Machine Learning as a Video Filter

Machine learning has a lot of possibilities in almost any software moving forward. You could use it to learn your preferences in apps, to train an AI how to understand your voice, and there are a lot of clever things you can do when dealing with imagery.

I started looking into using machine learning as a video filtering tool.

There is a good rundown and sample code here: which is what I used for this session. This page says that it requires Linux, but you can use it in either Windows or macOS. You need a CUDA-capable processor, which is most recent NVIDIA video cards. If you’ve been experimenting with VR, you likely have a compatible video card.

The basic premise of my usage of pix2pix was to give the algorithm frames from video to compare, to have that made into a “model” which is like a list of rules, and to then give it fresh images to run those rules on. ie, compare frame 1 of video to what has changed in frame 2 of that same video, do that for the rest of the frames in the video (2>3, 3>4, and so on), once they’ve all been looked at, use what was learned to do the same things that changed from 1>2 to your new image.

All that appears to have happened in this case to all of my attempts is that the new video has been given some of the stripe artifacts from my import of this analog video, and some glitching appropriate for a black metal music video. Subtle, and probably not too useful so far.

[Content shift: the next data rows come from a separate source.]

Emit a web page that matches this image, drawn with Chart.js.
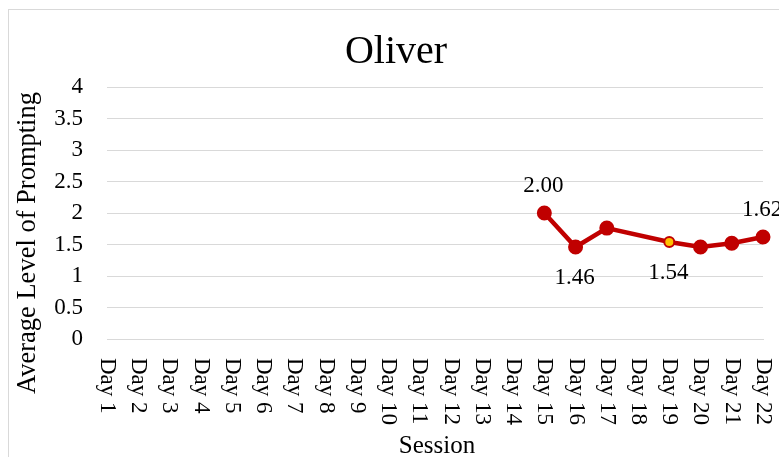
<!DOCTYPE html>
<html>
<head>
<meta charset="utf-8">
<script src="https://cdn.jsdelivr.net/npm/chart.js@4"></script>
<style>
  body { margin: 0; background: #fff; }
  #wrap { width: 779px; height: 457px; }
</style>
</head>
<body>
<div id="wrap"><canvas id="promptChart" width="779" height="457"></canvas></div>
<script>
// Sessions and average prompting level (no data on days 1-14 and day 18)
const sessions = ['Day 1', 'Day 2', 'Day 3', 'Day 4', 'Day 5', 'Day 6', 'Day 7', 'Day 8',
  'Day 9', 'Day 10', 'Day 11', 'Day 12', 'Day 13', 'Day 14', 'Day 15', 'Day 16',
  'Day 17', 'Day 18', 'Day 19', 'Day 20', 'Day 21', 'Day 22'];
const prompting = [null, null, null, null, null, null, null, null, null, null, null,
  null, null, null, 2.00, 1.46, 1.76, null, 1.54, 1.46, 1.52, 1.62];
const yTickValues = [0, 0.5, 1, 1.5, 2, 2.5, 3, 3.5, 4];
const yTickLabels = ['0', '0.5', '1', '1.5', '2', '2.5', '3', '3.5', '4'];

// which points get a value label, and on which side
const labelledDays = ['Day 15', 'Day 16', 'Day 19', 'Day 22'];
const labelSides = ['above', 'below', 'below', 'above'];
const highlightDay = 'Day 19';

const RED = '#C00000';
const GRID = '#d9d9d9';
const FONT = '"Liberation Serif", "Times New Roman", serif';

const pointFill = sessions.map(d => d === highlightDay ? '#FFC000' : RED);
const pointRadius = sessions.map(d => d === highlightDay ? 5 : 6.5);

const decorations = {
  id: 'decorations',
  beforeDraw(chart) {
    const ctx = chart.ctx;
    ctx.save();
    ctx.fillStyle = '#fff';
    ctx.fillRect(0, 0, chart.width, chart.height);
    ctx.strokeStyle = GRID;
    ctx.lineWidth = 1;
    ctx.strokeRect(8.5, 9.5, chart.width + 20, chart.height + 20);
    ctx.restore();
  },
  afterDraw(chart) {
    const ctx = chart.ctx;
    const x = chart.scales.x;
    const area = chart.chartArea;
    ctx.save();
    ctx.fillStyle = '#000';

    // title
    ctx.font = '40px ' + FONT;
    ctx.textAlign = 'center';
    ctx.textBaseline = 'alphabetic';
    ctx.fillText('Oliver', 396, 63);

    // category labels, turned clockwise to read top to bottom
    ctx.font = '23px ' + FONT;
    ctx.textAlign = 'left';
    ctx.textBaseline = 'middle';
    sessions.forEach((s, i) => {
      ctx.save();
      ctx.translate(x.getPixelForValue(i), area.bottom + 19);
      ctx.rotate(Math.PI / 2);
      ctx.fillText(s, 0, 0);
      ctx.restore();
    });

    // axis titles
    ctx.textAlign = 'center';
    ctx.font = '25px ' + FONT;
    ctx.fillText('Session', (area.left + area.right) / 2 + 2, 446);
    ctx.font = '26.5px ' + FONT;
    ctx.save();
    ctx.translate(28, 243);
    ctx.rotate(-Math.PI / 2);
    ctx.fillText('Average Level of Prompting', 0, 0);
    ctx.restore();

    // value labels
    const meta = chart.getDatasetMeta(0);
    ctx.font = '23px ' + FONT;
    labelledDays.forEach((d, k) => {
      const i = sessions.indexOf(d);
      const pt = meta.data[i];
      const dy = labelSides[k] === 'above' ? -27 : 31;
      ctx.fillText(prompting[i].toFixed(2), pt.x - 1, pt.y + dy);
    });
    ctx.restore();
  }
};

new Chart(document.getElementById('promptChart'), {
  type: 'line',
  data: {
    labels: sessions,
    datasets: [{
      data: prompting,
      borderColor: RED,
      borderWidth: 4.5,
      pointBackgroundColor: pointFill,
      pointBorderColor: RED,
      pointBorderWidth: 2,
      pointRadius: pointRadius,
      spanGaps: true,
      tension: 0,
      clip: false
    }]
  },
  options: {
    responsive: false,
    animation: false,
    layout: { padding: { left: 0, right: 16, top: 87, bottom: 0 } },
    plugins: {
      legend: { display: false },
      tooltip: { enabled: false },
      title: { display: false }
    },
    scales: {
      x: {
        offset: false,
        grid: { display: false },
        border: { display: true, color: GRID, width: 1 },
        ticks: { display: false },
        afterFit(scale) { scale.height = 118; }
      },
      y: {
        min: 0,
        max: 4,
        afterBuildTicks(scale) { scale.ticks = yTickValues.map(v => ({ value: v })); },
        grid: { color: GRID, drawTicks: false, lineWidth: 1 },
        border: { display: false },
        ticks: {
          padding: 24,
          color: '#000',
          font: { family: FONT, size: 23 },
          callback: (v, i) => yTickLabels[i]
        },
        afterFit(scale) { scale.width = 107; }
      }
    }
  },
  plugins: [decorations]
});
</script>
</body>
</html>
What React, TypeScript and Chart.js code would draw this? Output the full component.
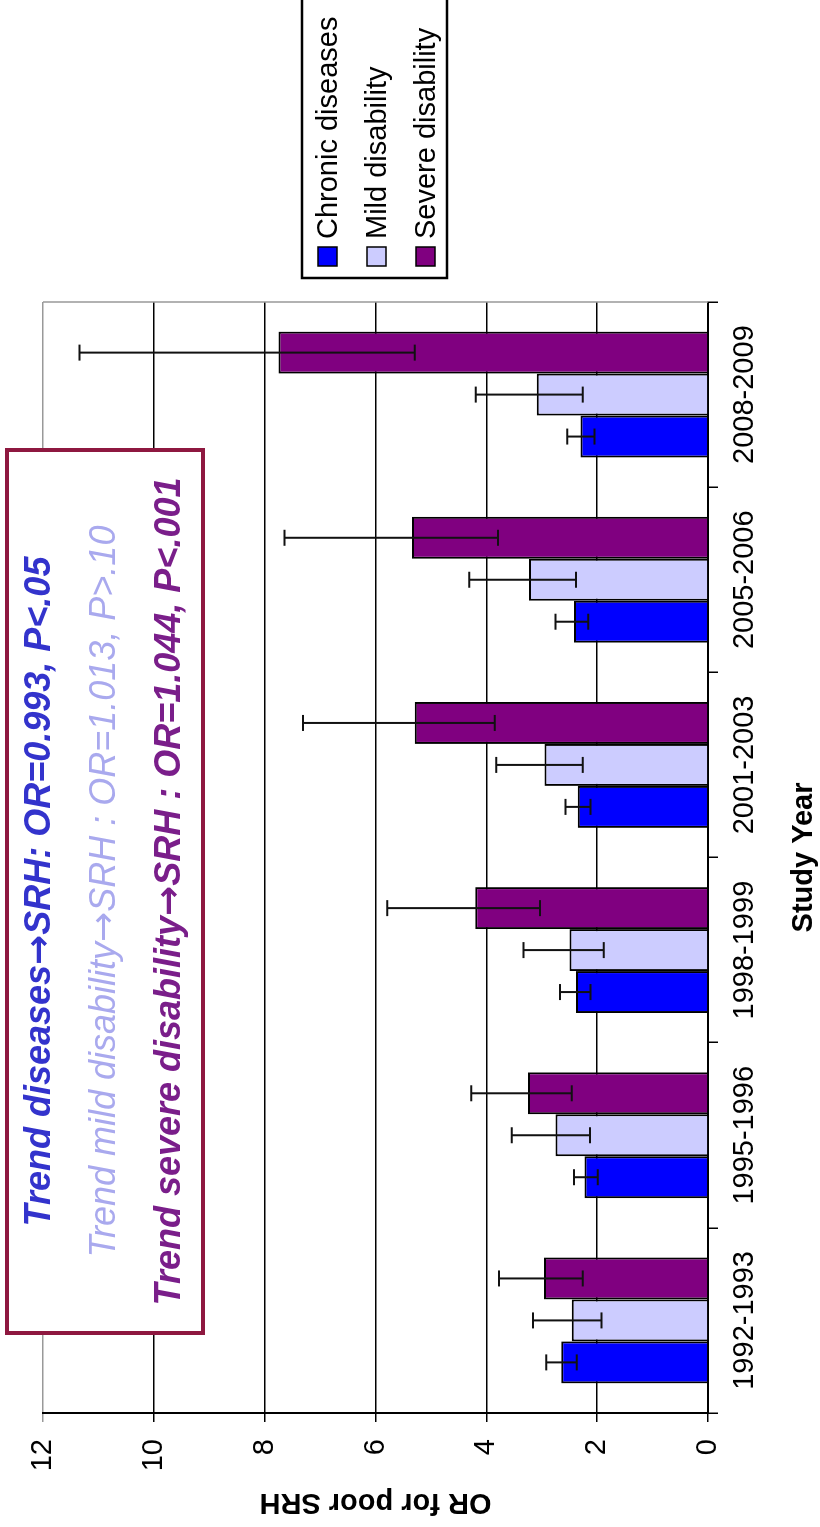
import React, { useEffect, useRef } from 'react';
import { Chart, registerables } from 'chart.js';

Chart.register(...registerables);

// ---- data ----
const studyYears = ['1992-1993', '1995-1996', '1998-1999', '2001-2003', '2005-2006', '2008-2009'];
const seriesNames = ['Chronic diseases', 'Mild disability', 'Severe disability'];

const chronicOR = [2.65, 2.23, 2.38, 2.35, 2.42, 2.30];
const chronicLow = [2.37, 1.99, 2.12, 2.12, 2.16, 2.05];
const chronicHigh = [2.92, 2.42, 2.67, 2.57, 2.75, 2.54];

const mildOR = [2.46, 2.75, 2.50, 2.95, 3.23, 3.09];
const mildLow = [1.92, 2.13, 1.88, 2.26, 2.38, 2.26];
const mildHigh = [3.16, 3.54, 3.33, 3.82, 4.31, 4.19];

const severeOR = [2.96, 3.25, 4.20, 5.29, 5.34, 7.75];
const severeLow = [2.26, 2.46, 3.03, 3.85, 3.79, 5.29];
const severeHigh = [3.77, 4.27, 5.79, 7.31, 7.64, 11.34];

const yTicks = [0, 2, 4, 6, 8, 10, 12];

const trendLines = [
  'Trend diseases\u2192SRH: OR=0.993, P<.05',
  'Trend mild disability\u2192SRH : OR=1.013, P>.10',
  'Trend severe disability\u2192SRH : OR=1.044, P<.001',
];

const colors = ['#0000FF', '#CCCCFF', '#800080'];
const trendColors = ['#3333CC', '#A9A9EE', '#7A1E8A'];
const FONT = '"Liberation Sans", Arial, sans-serif';
const ARROW_FONT = '"DejaVu Sans", sans-serif';

const lows = [chronicLow, mildLow, severeLow];
const highs = [chronicHigh, mildHigh, severeHigh];

const errorBarPlugin = {
  id: 'errorBars',
  afterDatasetsDraw(chart: any) {
    const ctx = chart.ctx;
    const y = chart.scales.y;
    ctx.save();
    ctx.strokeStyle = '#111';
    ctx.lineWidth = 2;
    chart.data.datasets.forEach((_: any, di: number) => {
      const meta = chart.getDatasetMeta(di);
      meta.data.forEach((bar: any, i: number) => {
        const x = bar.x;
        const y1 = y.getPixelForValue(lows[di][i]);
        const y2 = y.getPixelForValue(highs[di][i]);
        ctx.beginPath();
        ctx.moveTo(x, y1);
        ctx.lineTo(x, y2);
        ctx.moveTo(x - 8, y1);
        ctx.lineTo(x + 8, y1);
        ctx.moveTo(x - 8, y2);
        ctx.lineTo(x + 8, y2);
        ctx.stroke();
      });
    });
    ctx.restore();
  },
};

const framePlugin = {
  id: 'frame',
  beforeDatasetsDraw(chart: any) {
    const { ctx, chartArea } = chart;
    ctx.save();
    ctx.strokeStyle = '#999';
    ctx.lineWidth = 1.5;
    ctx.beginPath();
    ctx.moveTo(chartArea.right, chartArea.top);
    ctx.lineTo(chartArea.right, chartArea.bottom);
    ctx.stroke();
    ctx.restore();
  },
};

const overlayPlugin = {
  id: 'overlay',
  afterDraw(chart: any) {
    const ctx = chart.ctx;
    ctx.save();
    // trend box
    const bx = 194, by = 7, bw = 883, bh = 196;
    ctx.fillStyle = '#fff';
    ctx.fillRect(bx, by, bw, bh);
    ctx.strokeStyle = '#8E1840';
    ctx.lineWidth = 4;
    ctx.strokeRect(bx, by, bw, bh);
    ctx.textAlign = 'left';
    ctx.textBaseline = 'middle';
    const ys = [40, 105, 170];
    trendLines.forEach((t, i) => {
      const style = i === 1 ? 'italic ' : 'italic bold ';
      const textFont = style + '36px ' + FONT;
      const arrowFont = (i === 1 ? '' : 'bold ') + '36px ' + ARROW_FONT;
      const [a, b] = t.split('\u2192');
      ctx.font = textFont;
      const wa = ctx.measureText(a).width;
      const wb = ctx.measureText(b).width;
      ctx.font = arrowFont;
      const warr = ctx.measureText('\u2192').width;
      let x = bx + bw / 2 - (wa + wb + warr) / 2;
      ctx.fillStyle = trendColors[i];
      ctx.font = textFont;
      ctx.fillText(a, x, ys[i]);
      x += wa;
      ctx.font = arrowFont;
      ctx.fillText('\u2192', x, ys[i] + 1);
      x += warr;
      ctx.font = textFont;
      ctx.fillText(b, x, ys[i]);
    });
    // legend
    ctx.strokeStyle = '#000';
    ctx.lineWidth = 2.5;
    ctx.strokeRect(1249, 302, 300, 145);
    const base = [337, 386, 435];
    ctx.textAlign = 'left';
    ctx.textBaseline = 'alphabetic';
    ctx.font = '29px ' + FONT;
    seriesNames.forEach((n, i) => {
      ctx.fillStyle = colors[i];
      ctx.fillRect(1261, base[i] - 19, 19, 19);
      ctx.strokeStyle = '#000';
      ctx.lineWidth = 1.5;
      ctx.strokeRect(1261, base[i] - 19, 19, 19);
      ctx.fillStyle = '#000';
      ctx.fillText(n, 1288, base[i]);
    });
    ctx.restore();
  },
};

export default function App() {
  const ref = useRef<HTMLCanvasElement>(null);
  useEffect(() => {
    const canvas = ref.current as HTMLCanvasElement;
    Chart.defaults.font.family = FONT;
    const values = [chronicOR, mildOR, severeOR];
    const chart = new Chart(canvas, {
      type: 'bar',
      data: {
        labels: studyYears,
        datasets: seriesNames.map((n, i) => ({
          label: n,
          data: values[i],
          backgroundColor: colors[i],
          borderColor: '#000',
          borderWidth: 2,
          categoryPercentage: 0.68,
          barPercentage: 1.0,
        })),
      },
      options: {
        animation: false,
        responsive: false,
        events: [],
        layout: { padding: { top: 43, right: 302, bottom: 0, left: 0 } },
        plugins: { legend: { display: false }, tooltip: { enabled: false } },
        scales: {
          x: {
            type: 'category',
            offset: true,
            grid: {
              offset: true,
              drawOnChartArea: false,
              drawTicks: true,
              tickLength: 10,
              color: '#000',
              lineWidth: 1.5,
            },
            border: { display: true, color: '#000', width: 2 },
            ticks: { color: '#000', font: { size: 29 }, padding: 10, maxRotation: 0, autoSkip: false },
            title: {
              display: true,
              text: 'Study Year',
              color: '#000',
              font: { size: 29, weight: 'bold', lineHeight: 1 },
              padding: { top: 0, bottom: 2 },
            },
            afterFit: (s: any) => { s.height = 112; },
          },
          y: {
            min: 0,
            max: 12,
            afterBuildTicks: (s: any) => { s.ticks = yTicks.map((v) => ({ value: v })); },
            grid: {
              color: (c: any) => (c.tick && c.tick.value === 12 ? '#999' : '#000'),
              lineWidth: 1.5,
              tickLength: 9,
              drawTicks: true,
            },
            border: { display: true, color: '#000', width: 2 },
            ticks: { color: '#000', font: { size: 29 }, padding: 17 },
            title: {
              display: true,
              text: 'OR for poor SRH',
              color: '#000',
              font: { size: 29, weight: 'bold' },
              padding: { top: 8, bottom: 0 },
            },
            afterFit: (s: any) => { s.width = 114; },
          },
        },
      },
      plugins: [framePlugin, errorBarPlugin, overlayPlugin],
    } as any);
    return () => chart.destroy();
  }, []);

  return (
    <div style={{ position: 'absolute', left: 0, top: 0, width: 820, height: 1527, overflow: 'hidden', background: '#fff' }}>
      <div
        style={{
          position: 'absolute',
          left: 0,
          top: 0,
          width: 1527,
          height: 820,
          transformOrigin: '0 0',
          transform: 'translate(0px, 1527px) rotate(-90deg)',
        }}
      >
        <canvas ref={ref} width={1527} height={820} style={{ display: 'block' }} />
      </div>
    </div>
  );
}
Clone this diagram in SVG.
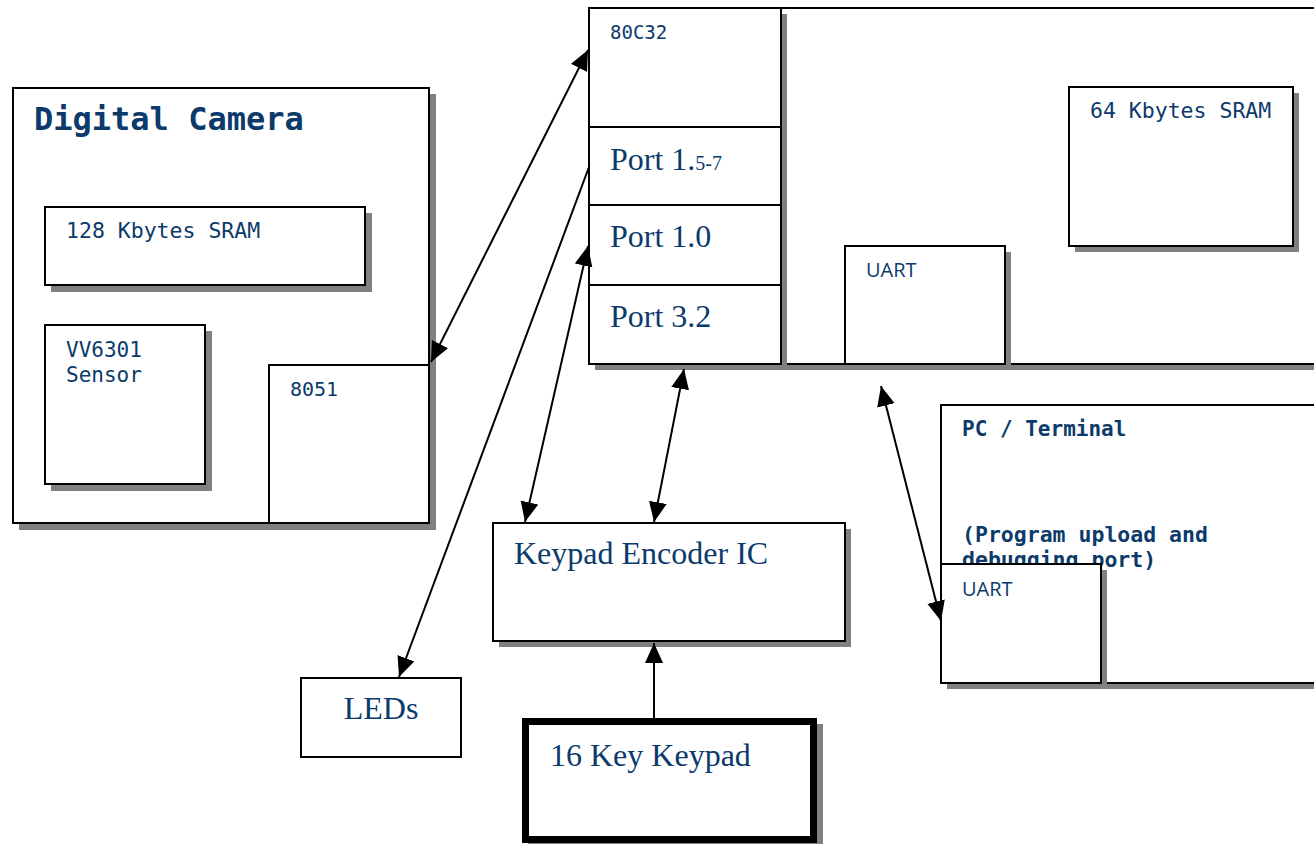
<svg xmlns="http://www.w3.org/2000/svg" width="1314" height="844" viewBox="0 0 1314 844">
<defs>
<style>
.box{fill:#fff;stroke:#000;stroke-width:2}
.sh{fill:#808080}
.mono{font-family:"DejaVu Sans Mono","Liberation Mono",monospace;fill:#0b3a6b}
.sans{font-family:"Open Sans","Liberation Sans",sans-serif;fill:#0b3a6b}
.serif{font-family:"Liberation Serif","Times New Roman",serif;fill:#0b3a6b;font-size:32px}
.con{stroke:#000;stroke-width:2;fill:none}
</style>
<marker id="ah" markerUnits="userSpaceOnUse" markerWidth="22" markerHeight="20" refX="20" refY="9" orient="auto-start-reverse" viewBox="0 0 22 20">
<path d="M0,0 L20,9 L0,18 z" fill="#000"/>
</marker>
</defs>
<rect width="1314" height="844" fill="#fff"/>

<g id="camera">
<rect class="sh" x="19" y="94" width="417" height="436"/>
<rect class="box" x="13" y="88" width="416" height="435"/>
<text class="mono" x="34" y="130" font-size="32" font-weight="bold">Digital Camera</text>
</g>
<g id="sram128">
<rect class="sh" x="51" y="213" width="321" height="79"/>
<rect class="box" x="45" y="207" width="320" height="78"/>
<text class="mono" x="66" y="238" font-size="21.5">128 Kbytes SRAM</text>
</g>
<g id="sensor">
<rect class="sh" x="51" y="331" width="161" height="160"/>
<rect class="box" x="45" y="325" width="160" height="159"/>
<text class="mono" x="66" y="357" font-size="21">VV6301</text>
<text class="mono" x="66" y="382" font-size="21">Sensor</text>
</g>
<g id="c8051">
<rect class="box" x="269" y="365" width="160" height="158"/>
<text class="mono" x="290" y="396" font-size="20">8051</text>
</g>

<g id="board">
<rect class="sh" x="787" y="14" width="600" height="356"/>
<rect class="box" x="781" y="8" width="600" height="356"/>
</g>
<g id="c80c32">
<rect class="sh" x="595" y="14" width="192" height="356"/>
<rect class="box" x="589" y="8" width="192" height="356"/>
<line x1="589" y1="127" x2="781" y2="127" stroke="#000" stroke-width="2"/>
<line x1="589" y1="205" x2="781" y2="205" stroke="#000" stroke-width="2"/>
<line x1="589" y1="285" x2="781" y2="285" stroke="#000" stroke-width="2"/>
<text class="mono" x="610" y="39" font-size="19">80C32</text>
<text class="serif" x="610" y="170">Port 1.<tspan font-size="20">5-7</tspan></text>
<text class="serif" x="610" y="247">Port 1.0</text>
<text class="serif" x="610" y="327">Port 3.2</text>
</g>
<g id="sram64">
<rect class="sh" x="1075" y="93" width="224" height="159"/>
<rect class="box" x="1069" y="87" width="224" height="159"/>
<text class="mono" x="1090" y="118" font-size="21.5">64 Kbytes SRAM</text>
</g>
<g id="uart1">
<rect class="sh" x="851" y="252" width="160" height="118"/>
<rect class="box" x="845" y="246" width="160" height="118"/>
<text class="sans" x="866" y="277" font-size="20">UART</text>
</g>

<g id="pc">
<rect class="sh" x="947" y="411" width="400" height="278"/>
<rect class="box" x="941" y="405" width="400" height="278"/>
<text class="mono" x="962" y="436" font-size="21" font-weight="bold">PC / Terminal</text>
<text class="mono" x="962" y="542" font-size="21.5" font-weight="bold">(Program upload and</text>
<text class="mono" x="962" y="567" font-size="21.5" font-weight="bold">debugging port)</text>
</g>
<g id="uart2">
<rect class="sh" x="947" y="570" width="160" height="119"/>
<rect class="box" x="941" y="564" width="160" height="119"/>
<text class="sans" x="962" y="596" font-size="20">UART</text>
</g>

<g id="encoder">
<rect class="sh" x="499" y="529" width="352" height="118"/>
<rect class="box" x="493" y="523" width="352" height="118"/>
<text class="serif" x="514" y="564">Keypad Encoder IC</text>
</g>
<g id="leds">
<rect class="box" x="301" y="678" width="160" height="79"/>
<text class="serif" x="381" y="719" text-anchor="middle">LEDs</text>
</g>
<g id="keypad">
<rect class="sh" x="528" y="724" width="295" height="125"/>
<rect x="525.5" y="721.5" width="288" height="118" fill="#fff" stroke="#000" stroke-width="7"/>
<text class="serif" x="550" y="766">16 Key Keypad</text>
</g>

<g id="connectors">
<line class="con" x1="431" y1="362" x2="588" y2="50" marker-start="url(#ah)" marker-end="url(#ah)"/>
<line class="con" x1="589" y1="167" x2="399" y2="677" marker-end="url(#ah)"/>
<line class="con" x1="588" y1="246" x2="525" y2="522" marker-start="url(#ah)" marker-end="url(#ah)"/>
<line class="con" x1="684" y1="369" x2="654" y2="522" marker-start="url(#ah)" marker-end="url(#ah)"/>
<line class="con" x1="881" y1="386" x2="941" y2="621" marker-start="url(#ah)" marker-end="url(#ah)"/>
<line class="con" x1="654" y1="718" x2="654" y2="643" marker-end="url(#ah)"/>
</g>
</svg>
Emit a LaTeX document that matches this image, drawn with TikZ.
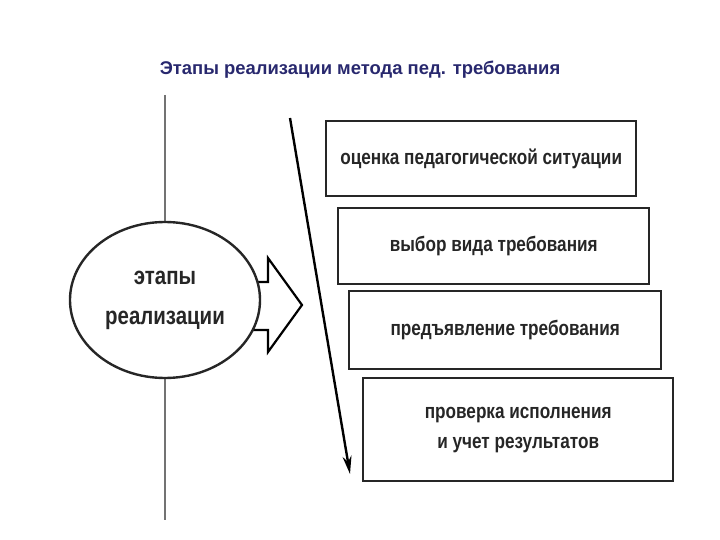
\documentclass[tikz,border=0pt]{standalone}
\usepackage{fontspec}
\setmainfont{Liberation Sans}
\newfontfamily\narrowf[FakeStretch=0.82]{Liberation Sans}
\usetikzlibrary{arrows.meta,shapes.geometric}
\begin{document}
\begin{tikzpicture}[x=1bp,y=-1bp,
  stage/.style={draw=black!85,line width=2.4pt,inner sep=0pt,align=center,font=\narrowf\fontsize{21}{30}\selectfont\bfseries,anchor=north west},
  every node/.style={text=black!85}]
\useasboundingbox (0,0) rectangle (720,540);
\node[text={rgb,255:red,40;green,40;blue,110},font=\fontsize{18.5}{22}\selectfont\bfseries] (title) at (360,70) {Этапы реализации метода пед. требования};
\coordinate (vt) at (165,95); \coordinate (vb) at (165,520);
\draw[black!55,line width=3pt] (vt) -- (vb);
\draw[line width=2.2pt,fill=white] (230,282) -- (268,282) -- (268,258) -- (302,305) -- (268,352) -- (268,330) -- (230,330) -- cycle;
\node[draw=black!85,line width=2.4pt,fill=white,ellipse,inner sep=0pt,minimum width=190bp,minimum height=156bp,align=center,font=\narrowf\fontsize{25}{40}\selectfont\bfseries] (e) at (165,300) {этапы\\реализации};
\node[stage,minimum width=310bp,minimum height=75bp] (b1) at (325,120) {оценка педагогической ситуации};
\node[stage,minimum width=311bp,minimum height=76bp] (b2) at (337,207) {выбор вида требования};
\node[stage,minimum width=312bp,minimum height=78bp] (b3) at (348,290) {предъявление требования};
\node[stage,minimum width=310bp,minimum height=103bp] (b4) at (362,377) {проверка исполнения\\и учет результатов};
\coordinate (a1) at (290,118); \coordinate (a2) at (350,474);
\draw[line width=2.4pt,-{Stealth[length=18bp,width=9bp]}] (a1) -- (a2);
\end{tikzpicture}
\end{document}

I need to look into this more. The sample code I was using has a lot of extra pieces attached in order to save out a web gallery of what you converted, which I don’t need, and has some image conversion going on in order to put someone’s random images into a format that would show better results. Since I know how to get the images into the format and sizing that I want, and don’t want a web site of my results, I’m working on stripping all of that out.